Mia Farrow has had her virtually unopposed way in and with the American media for years. She has had influential allies at the New York Times, including columnists such as Nicholas Kristof and Maureen Dowd, the Washington Post, the New Yorker, HBO and elsewhere. Innumerable Hollywood actors have obediently fallen into line, “regretting” having worked with Allen and promising never to do so again.
Allen v. Farrow is a shameful, vindictive, McCarthyite attack. Mia Farrow and her apologists are unmoored, self-obsessed, middle-class individuals.
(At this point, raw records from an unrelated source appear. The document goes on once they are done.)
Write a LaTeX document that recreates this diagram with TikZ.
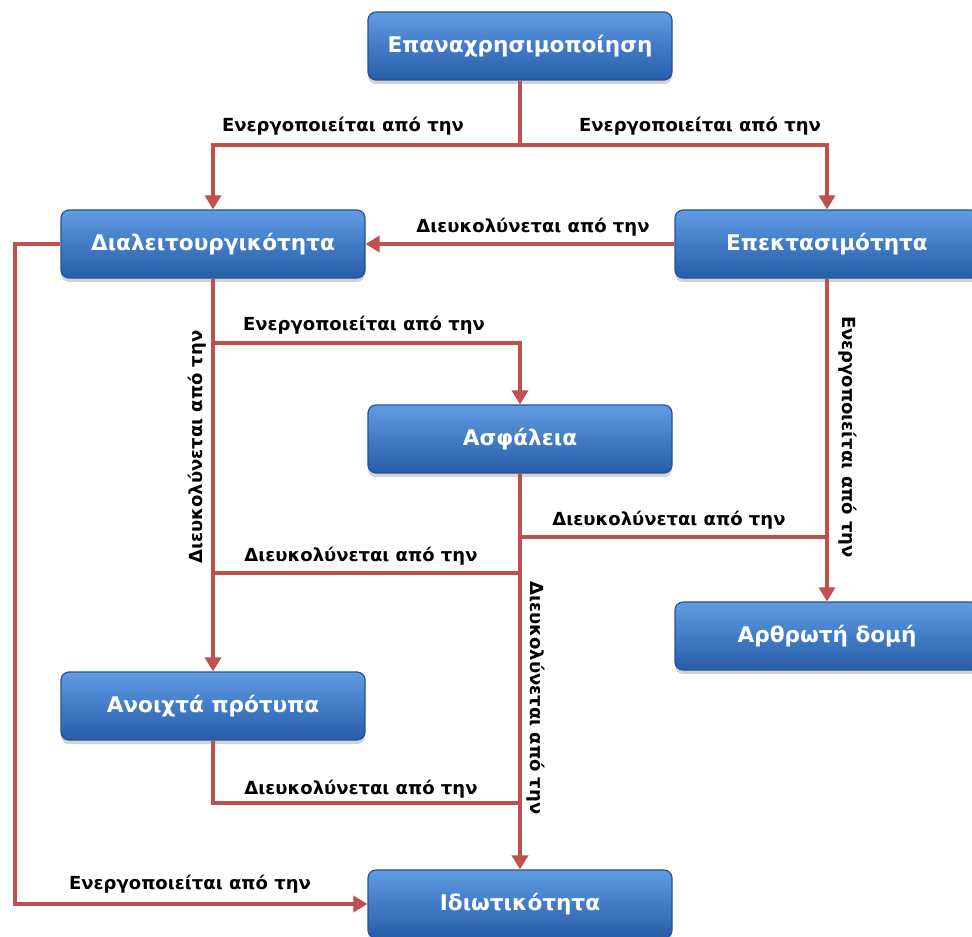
\documentclass[tikz,border=0pt]{standalone}
\usepackage{fontspec}
\setmainfont{DejaVu Sans}
\usetikzlibrary{arrows.meta,shadows}
\definecolor{linkred}{RGB}{192,80,77}
\definecolor{boxtop}{RGB}{96,156,228}
\definecolor{boxmid}{RGB}{58,122,205}
\definecolor{boxbottom}{RGB}{38,92,168}
\definecolor{boxrim}{RGB}{36,82,152}

\begin{document}
\begin{tikzpicture}[x=0.5pt, y=-0.5pt]
        \tikzstyle{topic}=[rectangle,rounded corners=4pt,draw=boxrim,line width=0.6pt,top color=boxtop,middle color=boxmid,bottom color=boxbottom,minimum width=152pt,minimum height=34pt,text=white,font=\fontsize{10.8}{13}\selectfont\bfseries,drop shadow={shadow xshift=0pt,shadow yshift=-2pt,opacity=0.35}]
        \tikzstyle{link}=[draw=linkred,line width=2pt]
        \tikzstyle{pointed}=[-{Triangle[length=7pt,width=8pt]}]
        \tikzstyle{lbl}=[font=\fontsize{9}{11}\selectfont\bfseries,inner sep=1pt]

        \useasboundingbox (0,0) rectangle (972,936);

        \node[topic] (reuse) at (520,46) {Επαναχρησιμοποίηση};
        \node[topic] (interop) at (213,244) {Διαλειτουργικότητα};
        \node[topic] (extend) at (827,244) {Επεκτασιμότητα};
        \node[topic] (secure) at (520,439) {Ασφάλεια};
        \node[topic] (modular) at (827,636) {Αρθρωτή δομή};
        \node[topic] (openstd) at (213,706) {Ανοιχτά πρότυπα};
        \node[topic] (privacy) at (520,904) {Ιδιωτικότητα};

        % rows and column where the connectors turn
        \coordinate (row_a) at (0,145);
        \coordinate (row_b) at (0,343);
        \coordinate (row_c) at (0,537);
        \coordinate (row_d) at (0,573);
        \coordinate (row_e) at (0,803);
        \coordinate (col_a) at (15,0);

        \draw[link,pointed] (reuse.south) -- (reuse.south |- row_a) -| (interop.north);
        \draw[link,pointed] (reuse.south |- row_a) -| (extend.north);
        \draw[link,pointed] (extend.west) -- (interop.east);
        \draw[link,pointed] (interop.south) -- (interop.south |- row_b) -| (secure.north);
        \draw[link,pointed] (interop.south) -- (openstd.north);
        \draw[link] (secure.south) |- (openstd.north |- row_d);
        \draw[link,pointed] (secure.south) -- (privacy.north);
        \draw[link,pointed] (extend.south) -- (modular.north);
        \draw[link] (extend.south |- row_c) -- (secure.south |- row_c);
        \draw[link] (openstd.south) |- (privacy.north |- row_e);
        \draw[link,pointed] (interop.west) -- (interop.west -| col_a) |- (privacy.west);

        \node[lbl] (L_1) at (343,126) {Ενεργοποιείται από την};
        \node[lbl] (L_2) at (700,126) {Ενεργοποιείται από την};
        \node[lbl] (L_3) at (533,227) {Διευκολύνεται από την};
        \node[lbl] (L_4) at (364,325) {Ενεργοποιείται από την};
        \node[lbl,rotate=90] (L_5) at (197,447) {Διευκολύνεται από την};
        \node[lbl] (L_6) at (361,556) {Διευκολύνεται από την};
        \node[lbl,rotate=-90] (L_7) at (536,698) {Διευκολύνεται από την};
        \node[lbl,rotate=-90] (L_8) at (848,437) {Ενεργοποιείται από την};
        \node[lbl] (L_9) at (669,520) {Διευκολύνεται από την};
        \node[lbl] (L_10) at (361,789) {Διευκολύνεται από την};
        \node[lbl] (L_11) at (190,884) {Ενεργοποιείται από την};
\end{tikzpicture}
\end{document}
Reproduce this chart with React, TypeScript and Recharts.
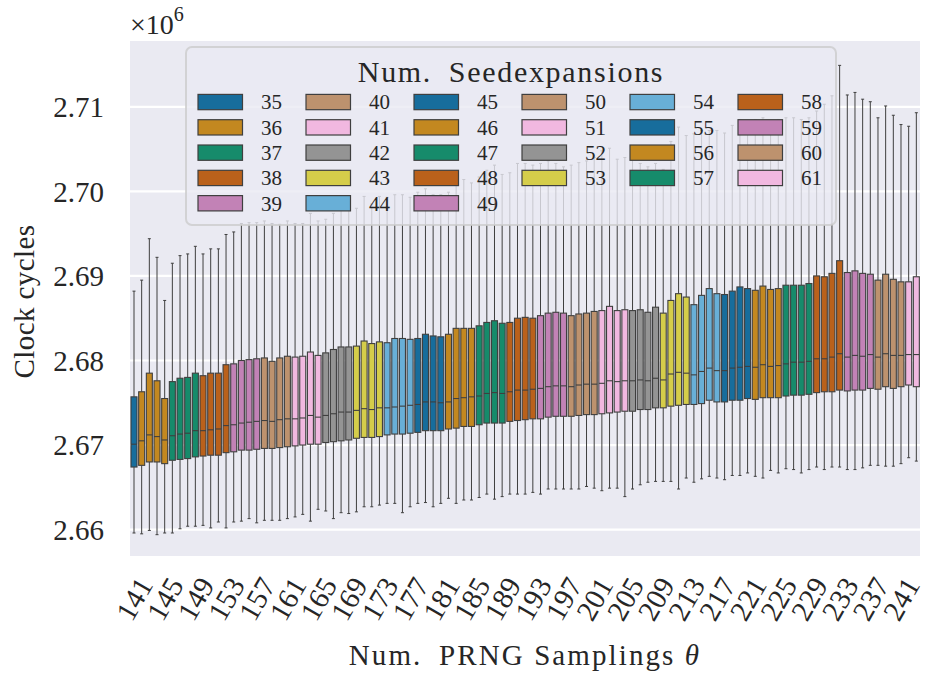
import { ComposedChart, Bar, XAxis, YAxis, CartesianGrid } from "recharts";

const FONT = '"Liberation Serif", "Times New Roman", serif';
const TEXT = "#262626";
const EDGE = "#3f3f3f";

// Num. PRNG samplings (x categories)
const thetas = [
  141, 142, 143, 144, 145, 146, 147, 148, 149, 150,
  151, 152, 153, 154, 155, 156, 157, 158, 159, 160,
  161, 162, 163, 164, 165, 166, 167, 168, 169, 170,
  171, 172, 173, 174, 175, 176, 177, 178, 179, 180,
  181, 182, 183, 184, 185, 186, 187, 188, 189, 190,
  191, 192, 193, 194, 195, 196, 197, 198, 199, 200,
  201, 202, 203, 204, 205, 206, 207, 208, 209, 210,
  211, 212, 213, 214, 215, 216, 217, 218, 219, 220,
  221, 222, 223, 224, 225, 226, 227, 228, 229, 230,
  231, 232, 233, 234, 235, 236, 237, 238, 239, 240,
  241, 242, 243,
];

// Num. seedexpansions used for each theta (hue)
const seeds = [
  35, 36, 36, 36, 36, 37, 37, 37, 37, 38,
  38, 38, 38, 39, 39, 39, 39, 40, 40, 40,
  40, 41, 41, 41, 41, 42, 42, 42, 42, 43,
  43, 43, 43, 44, 44, 44, 44, 45, 45, 45,
  45, 46, 46, 46, 46, 47, 47, 47, 47, 48,
  48, 48, 48, 49, 49, 49, 49, 50, 50, 50,
  50, 51, 51, 51, 51, 52, 52, 52, 52, 53,
  53, 53, 53, 54, 54, 54, 54, 55, 55, 55,
  55, 56, 56, 56, 56, 57, 57, 57, 57, 58,
  58, 58, 58, 59, 59, 59, 59, 60, 60, 60,
  60, 61, 61,
];

// clock cycles
const whiskerLow = [
  2659600, 2659500, 2659900, 2659400, 2659600, 2659600, 2660100, 2660400, 2660400, 2660500,
  2660200, 2660900, 2660200, 2660900, 2661000, 2661300, 2660800, 2661100, 2661100, 2661100,
  2661300, 2661500, 2661800, 2661000, 2662400, 2662200, 2661300, 2662000, 2661900, 2662100,
  2662700, 2662700, 2662900, 2663100, 2663100, 2662000, 2662700, 2663100, 2663200, 2662700,
  2663100, 2663700, 2663100, 2663500, 2663500, 2663800, 2664200, 2663600, 2663900, 2664200,
  2664200, 2664200, 2664400, 2664200, 2664800, 2664800, 2664800, 2664800, 2664800, 2665100,
  2664900, 2664600, 2664900, 2664900, 2663900, 2664800, 2665300, 2665600, 2665700, 2665700,
  2665700, 2664800, 2666100, 2665600, 2666000, 2666300, 2666100, 2665900, 2666400, 2666400,
  2666700, 2666300, 2666100, 2667000, 2666700, 2667200, 2667100, 2666700, 2667100, 2667400,
  2667100, 2667400, 2667400, 2667100, 2667100, 2667300, 2667600, 2667600, 2667500, 2667500,
  2667800, 2668500, 2668100,
];

const q1 = [
  2667400, 2667600, 2668000, 2668000, 2667800, 2668200, 2668300, 2668400, 2668600, 2668700,
  2668800, 2668800, 2669100, 2669200, 2669400, 2669400, 2669500, 2669600, 2669600, 2669700,
  2669800, 2669900, 2670000, 2670100, 2670100, 2670300, 2670400, 2670500, 2670600, 2670800,
  2670900, 2670900, 2671000, 2671200, 2671300, 2671300, 2671400, 2671500, 2671700, 2671700,
  2671700, 2671900, 2672000, 2672200, 2672200, 2672400, 2672600, 2672600, 2672600, 2672800,
  2672900, 2673000, 2673100, 2673100, 2673300, 2673400, 2673400, 2673400, 2673500, 2673600,
  2673600, 2673700, 2673800, 2673900, 2674000, 2674000, 2674200, 2674200, 2674400, 2674400,
  2674600, 2674700, 2674800, 2674800, 2674900, 2675300, 2675100, 2675100, 2675300, 2675300,
  2675500, 2675400, 2675600, 2675600, 2675600, 2675800, 2675900, 2675900, 2676000, 2676200,
  2676300, 2676300, 2676500, 2676400, 2676500, 2676500, 2676700, 2676600, 2676900, 2676700,
  2676900, 2677100, 2676900,
];

const median = [
  2670100, 2670500, 2671200, 2671000, 2670600, 2671100, 2671300, 2671400, 2671700, 2671700,
  2671800, 2671900, 2672300, 2672400, 2672600, 2672700, 2672800, 2672900, 2672800, 2673000,
  2673100, 2673100, 2673200, 2673500, 2673300, 2673500, 2673700, 2673900, 2673900, 2674100,
  2674300, 2674200, 2674400, 2674400, 2674500, 2674600, 2674700, 2674800, 2675100, 2675100,
  2675000, 2675100, 2675500, 2675600, 2675700, 2675800, 2676100, 2676200, 2676100, 2676300,
  2676500, 2676500, 2676600, 2676700, 2676900, 2677000, 2677000, 2676900, 2677100, 2677200,
  2677200, 2677300, 2677600, 2677500, 2677600, 2677600, 2677700, 2677600, 2677900, 2677700,
  2678400, 2678600, 2678500, 2678300, 2678700, 2679100, 2678800, 2678800, 2679100, 2679200,
  2679300, 2679200, 2679500, 2679300, 2679400, 2679600, 2679800, 2679800, 2679900, 2680200,
  2680200, 2680400, 2680800, 2680400, 2680600, 2680500, 2680700, 2680400, 2680800, 2680600,
  2680600, 2680700, 2680700,
];

const q3 = [
  2675700, 2676300, 2678500, 2677600, 2675500, 2677500, 2677900, 2678000, 2678500, 2678200,
  2678500, 2678500, 2679500, 2679600, 2680000, 2680100, 2680200, 2680300, 2679900, 2680300,
  2680500, 2680400, 2680500, 2681000, 2680600, 2680900, 2681300, 2681600, 2681600, 2681700,
  2682300, 2682000, 2682200, 2682100, 2682600, 2682600, 2682500, 2682600, 2683100, 2682900,
  2682800, 2683100, 2683800, 2683800, 2683800, 2684100, 2684500, 2684700, 2684400, 2684500,
  2685000, 2685100, 2685000, 2685300, 2685600, 2685700, 2685600, 2685300, 2685500, 2685600,
  2685800, 2685900, 2686400, 2685900, 2686000, 2685900, 2686000, 2685700, 2686300, 2685600,
  2687100, 2687900, 2687500, 2686600, 2687700, 2688500, 2687900, 2687800, 2688200, 2688700,
  2688500, 2688300, 2688800, 2688400, 2688500, 2688900, 2688900, 2688900, 2689100, 2690000,
  2689900, 2690300, 2691800, 2690400, 2690600, 2690300, 2690200, 2689500, 2690200, 2689600,
  2689300, 2689300, 2689900,
];

const whiskerHigh = [
  2688200, 2689500, 2694400, 2692200, 2687100, 2691500, 2692400, 2692600, 2693500, 2692600,
  2693200, 2693200, 2694900, 2695200, 2696200, 2696300, 2696300, 2696500, 2696200, 2696100,
  2696500, 2696200, 2696200, 2697400, 2696500, 2696700, 2697400, 2697800, 2698000, 2698000,
  2699400, 2698500, 2699400, 2699300, 2699600, 2699600, 2699300, 2699900, 2700300, 2699600,
  2699600, 2699900, 2700900, 2701400, 2701000, 2701700, 2702500, 2703100, 2702000, 2702200,
  2703300, 2703300, 2703100, 2703300, 2703600, 2703300, 2702900, 2703100, 2703400, 2703600,
  2704000, 2704800, 2705100, 2703800, 2704000, 2704200, 2703300, 2702900, 2703300, 2702600,
  2705900, 2707600, 2706600, 2706800, 2707200, 2707200, 2707200, 2706900, 2707800, 2708500,
  2708400, 2708500, 2708700, 2708400, 2708500, 2708700, 2708700, 2708500, 2708700, 2709500,
  2710300, 2711300, 2714900, 2711400, 2711700, 2710900, 2710600, 2708700, 2710100, 2709000,
  2707900, 2707700, 2709300,
];

const yTicks = [2660000, 2670000, 2680000, 2690000, 2700000, 2710000];

// seaborn colorblind palette, desaturated like a boxplot
const palette = [
  "#176d9c", "#c38820", "#168b6b", "#ba611b", "#c282b6",
  "#bd926e", "#f1b8e0", "#949494", "#d5cd4a", "#68afd7",
];
const colorFor = (seed: number) => palette[(seed - 35) % 10];

const data = thetas.map((t, i) => ({
  theta: String(t),
  seed: seeds[i],
  range: [whiskerLow[i], whiskerHigh[i]],
  q1: q1[i],
  median: median[i],
  q3: q3[i],
}));

const legendSeeds = Array.from(new Set(seeds));

function BoxShape(props: any) {
  const { x, y, width, height, payload } = props;
  const top = Math.min(y, y + height);
  const bottom = Math.max(y, y + height);
  const [lo, hi] = payload.range;
  const toY = (v: number) => bottom - ((v - lo) / (hi - lo)) * (bottom - top);
  const cx = x + width / 2;
  const cap = width * 0.25;
  const yq1 = toY(payload.q1);
  const yq3 = toY(payload.q3);
  const ymed = toY(payload.median);
  return (
    <g>
      <line x1={cx} x2={cx} y1={top} y2={yq3} stroke={EDGE} strokeWidth={1} />
      <line x1={cx} x2={cx} y1={yq1} y2={bottom} stroke={EDGE} strokeWidth={1} />
      <line x1={cx - cap} x2={cx + cap} y1={top} y2={top} stroke={EDGE} strokeWidth={1} />
      <line x1={cx - cap} x2={cx + cap} y1={bottom} y2={bottom} stroke={EDGE} strokeWidth={1} />
      <rect
        x={x}
        y={yq3}
        width={width}
        height={yq1 - yq3}
        fill={colorFor(payload.seed)}
        stroke={EDGE}
        strokeWidth={1.1}
      />
      <line x1={x} x2={x + width} y1={ymed} y2={ymed} stroke={EDGE} strokeWidth={1.1} />
    </g>
  );
}

function XTick({ x, y, payload }: any) {
  const ax = x + 20;
  const ay = y + 20;
  return (
    <text
      x={ax}
      y={ay}
      transform={`rotate(-60, ${ax}, ${ay})`}
      textAnchor="end"
      fontSize={29}
      fontFamily={FONT}
      fill={TEXT}
    >
      {payload.value}
    </text>
  );
}

function YTick({ y, payload }: any) {
  return (
    <text x={104} y={y} dy="0.35em" textAnchor="end" fontSize={29} fontFamily={FONT} fill={TEXT}>
      {(payload.value / 1e6).toFixed(2)}
    </text>
  );
}

function YLabel({ viewBox }: any) {
  const cy = viewBox.y + viewBox.height / 2;
  return (
    <g fontFamily={FONT} fill={TEXT}>
      <text
        transform={`translate(24, ${cy + 3}) rotate(-90)`}
        textAnchor="middle"
        dy="0.35em"
        fontSize={29}
        letterSpacing={0.4}
      >
        Clock cycles
      </text>
      <text x={130} y={34} fontSize={28}>
        ×10
        <tspan dy={-13} fontSize={20}>
          6
        </tspan>
      </text>
    </g>
  );
}

function XLabel({ viewBox }: any) {
  return (
    <text
      x={viewBox.x + viewBox.width / 2}
      y={665}
      textAnchor="middle"
      fontSize={29}
      fontFamily={FONT}
      fill={TEXT}
      letterSpacing={2.1}
    >
      Num.{"\u2002"}PRNG Samplings <tspan fontStyle="italic">θ</tspan>
    </text>
  );
}

function SeedLegend() {
  const rows = Math.ceil(legendSeeds.length / 6);
  const extra = legendSeeds.length % 6;
  const items: { seed: number; col: number; row: number }[] = [];
  let k = 0;
  for (let c = 0; c < 6; c++) {
    const n = extra === 0 || c < extra ? rows : rows - 1;
    for (let r = 0; r < n && k < legendSeeds.length; r++) {
      items.push({ seed: legendSeeds[k++], col: c, row: r });
    }
  }
  return (
    <svg
      width={652}
      height={180}
      style={{ position: "absolute", left: 185, top: 46 }}
      fontFamily={FONT}
    >
      <rect
        x={1}
        y={1}
        width={650}
        height={178}
        rx={6}
        fill="#eaeaf2"
        fillOpacity={0.8}
        stroke="#cccccc"
        strokeOpacity={0.8}
        strokeWidth={2}
      />
      <text x={326} y={36} textAnchor="middle" fontSize={30} fill={TEXT} letterSpacing={1.7}>
        Num.{"\u2002"}Seedexpansions
      </text>
      {items.map((it) => {
        const px = 13 + it.col * 108;
        const cy = 56 + it.row * 25.3;
        return (
          <g key={it.seed}>
            <rect
              x={px}
              y={cy - 7.6}
              width={44.5}
              height={15.3}
              fill={colorFor(it.seed)}
              stroke={EDGE}
              strokeWidth={1.2}
            />
            <text x={px + 63} y={cy} dy="0.35em" fontSize={21} fill={TEXT}>
              {it.seed}
            </text>
          </g>
        );
      })}
    </svg>
  );
}

export default function App() {
  return (
    <div style={{ position: "absolute", left: 0, top: 0, width: 925, height: 675, background: "#fff" }}>
      <ComposedChart
        width={925}
        height={675}
        data={data}
        margin={{ top: 40, right: 5, bottom: 0, left: 0 }}
      >
        <CartesianGrid vertical={false} fill="#eaeaf2" stroke="#ffffff" strokeWidth={2.2} />
        <XAxis
          dataKey="theta"
          interval={3}
          height={118}
          axisLine={false}
          tickLine={false}
          tick={<XTick />}
          label={XLabel}
        />
        <YAxis
          type="number"
          domain={[2656760, 2717900]}
          ticks={yTicks}
          allowDataOverflow
          width={130}
          axisLine={false}
          tickLine={false}
          tick={<YTick />}
          label={YLabel}
        />
        <Bar dataKey="range" barSize={6} shape={BoxShape} isAnimationActive={false} />
      </ComposedChart>
      <SeedLegend />
    </div>
  );
}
Disoriented, panicked and frightened by social and political developments, unable to find any progressive or rational social outlet for their thoughts and emotions, they have discovered the meaning of their lives in the vendetta against Allen.
The deaths of half a million in a pandemic, the threat of authoritarianism, endless war, malignant social inequality, none of this means much to such people—but an alleged and unproven episode of molestation that took place 30 years ago, this is something they can sink their teeth into.
The media and the ruling elite warm their hands over such scandals, which serve to distract as many people as possible from the burning social questions and generally pollute the cultural atmosphere. The sex scandal is inevitably a means of coarsening social life and turning official politics further to the right.
Allen v. Farrow has a distinctly sick quality and, as we have repeatedly pointed out, so does the entire sexual misconduct campaign. The level of unreason, hysteria, banality is remarkable. The fact that Allen has never been charged, let alone convicted, of any misconduct does not give the #MeToo crusaders who made and participated in Allen v. Farrow pause for thought, devoid as they are of any democratic sentiments and even the most elementary humanity.